In glm()
it is possible to model bernoulli [0,1] outcomes with a logistic regression using the following sort of syntax.
glm(bin ~ x, df, family = "binomial")
However you can also perform aggregated binomial regression, where each observation represents a count of target events from a certain fixed number of bernoulli trials. For example see the following data:
set.seed(1)
n <- 50
cov <- 10
x <- c(rep(0,n/2), rep(1, n/2))
p <- 0.4 + 0.2*x
y <- rbinom(n, cov, p)
With these sort of data you use slightly different syntax in glm()
mod <- glm(cbind(y, cov-y) ~ x, family="binomial")
mod
# output
# Call: glm(formula = cbind(y, cov - y) ~ x, family = "binomial")
#
# Coefficients:
# (Intercept) x
# -0.3064 0.6786
#
# Degrees of Freedom: 49 Total (i.e. Null); 48 Residual
# Null Deviance: 53.72
# Residual Deviance: 39.54 AIC: 178
I was wondering is it possible to model this type of aggregated binomial data in the glmnet package? If so, what is the syntax?

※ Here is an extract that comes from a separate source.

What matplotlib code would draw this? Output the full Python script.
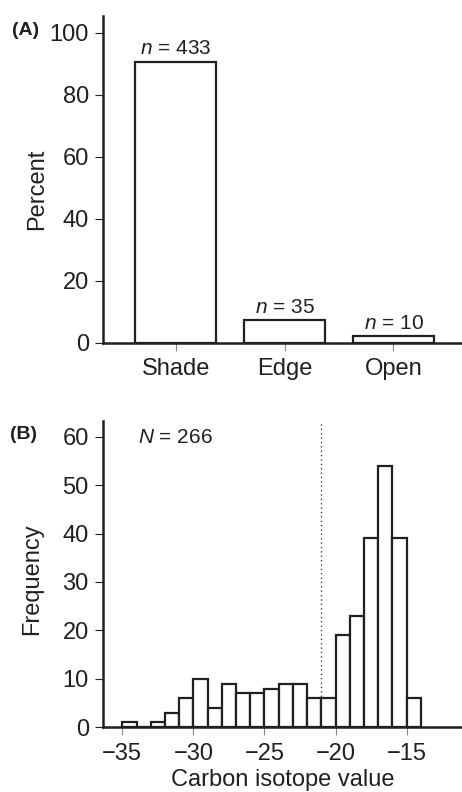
import matplotlib
matplotlib.use("Agg")
import matplotlib.pyplot as plt
import numpy as np

plt.rcParams['font.family'] = ['Liberation Sans', 'DejaVu Sans']
plt.rcParams['mathtext.fontset'] = 'custom'
plt.rcParams['mathtext.it'] = 'Liberation Sans:italic'
plt.rcParams['mathtext.rm'] = 'Liberation Sans'

# Panel A data
habitats = ["Shade", "Edge", "Open"]
counts = [433, 35, 10]
percent = [90.6, 7.3, 2.1]

# Panel B data (histogram, 1-unit bins)
bin_edges = list(range(-35, -13))
frequency = [1, 0, 1, 3, 6, 10, 4, 9, 7, 7, 8, 9, 9, 6, 6, 19, 23, 39, 54, 39, 6]
threshold = -21
N_total = 266

txt = '#231f20'
fs = 17
fs_small = 15

fig = plt.figure(figsize=(4.62, 7.92), dpi=100)
axA = fig.add_axes([0.2223, 0.5673, 0.7777, 0.4125])
axB = fig.add_axes([0.2223, 0.0817, 0.7777, 0.3871])

for ax in (axA, axB):
    for s in ('top', 'right'):
        ax.spines[s].set_visible(False)
    for s in ('left', 'bottom'):
        ax.spines[s].set_linewidth(1.8)
        ax.spines[s].set_color(txt)
    ax.tick_params(axis='both', direction='out', length=5.5, width=0.8,
                   color='#888888', labelsize=fs, labelcolor=txt)
    ax.tick_params(axis='y', pad=4.5, color=txt)
    ax.tick_params(axis='x', pad=5.5)

# Panel A
x = np.arange(len(habitats))
axA.bar(x, percent, width=0.745, facecolor='white', edgecolor=txt, linewidth=1.6, zorder=3)
for xi, p, c in zip(x, percent, counts):
    axA.text(xi, p + 2.4, r"$\it{n}$" + f" = {c}", ha='center', va='baseline',
             fontsize=fs_small, color=txt)
axA.set_xticks(x)
axA.set_xticklabels(habitats)
axA.set_xlim(-0.672, 2.63)
axA.set_ylim(0, 105.4)
axA.set_yticks([0, 20, 40, 60, 80, 100])
axA.set_ylabel("Percent", fontsize=fs, color=txt)
axA.yaxis.set_label_coords(-0.152, 0.47)
fig.text(0.026, 0.962, "(A)", fontsize=14, fontweight='bold', color=txt, va='center')

# Panel B
axB.bar(bin_edges[:-1], frequency, width=1, align='edge', facecolor='white',
        edgecolor=txt, linewidth=1.6, zorder=3)
axB.axvline(threshold, color=txt, linestyle=(0, (1, 2.5)), linewidth=0.9, zorder=2)
axB.text(-33.9, 58.7, r"$\it{N}$" + f" = {N_total}", ha='left', va='baseline',
         fontsize=fs_small, color=txt)
axB.set_xlim(-36.38, -11.1)
axB.set_ylim(0, 63.3)
axB.set_xticks([-35, -30, -25, -20, -15])
axB.set_xticklabels(["\u221235", "\u221230", "\u221225", "\u221220", "\u221215"])
axB.set_yticks([0, 10, 20, 30, 40, 50, 60])
axB.set_xlabel("Carbon isotope value", fontsize=fs, color=txt)
axB.xaxis.set_label_coords(0.5, -0.136)
axB.set_ylabel("Frequency", fontsize=fs, color=txt)
axB.yaxis.set_label_coords(-0.166, 0.484)
fig.text(0.022, 0.452, "(B)", fontsize=14, fontweight='bold', color=txt, va='center')

fig.savefig("out.png", dpi=100)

Yes you can do it as the following
set.seed(1)
n <- 50
cov <- 10
x <- c(rep(0,n/2), rep(1, n/2))
x = cbind(x, xx = c(rep(0.5,20), rep(0.7, 20), rep(1,10)))
p <- 0.4 + 0.2*x
y <- rbinom(n, cov, p)
I added another covariate here called xx as glmnet accepts minimum of two covariates
In glm as you have it in your post
mod <- glm(cbind(y, cov-y) ~ x, family="binomial")
mod
# output
# Call: glm(formula = cbind(y, cov - y) ~ x, family = "binomial")
# Coefficients:
# (Intercept) xx xxx
# 0.04366 0.86126 -0.64862
# Degrees of Freedom: 49 Total (i.e. Null); 47 Residual
# Null Deviance: 53.72
# Residual Deviance: 38.82 AIC: 179.3
In glmnet, without regularization (lambda=0) to reproduce similar results as in glm
library(glmnet)
fit = glmnet(x, cbind(cov-y,y), family="binomial", lambda=0)
coef(fit)
# output
# 3 x 1 sparse Matrix of class "dgCMatrix"
# s0
# (Intercept) 0.04352689
# x 0.86111234
# xx -0.64831806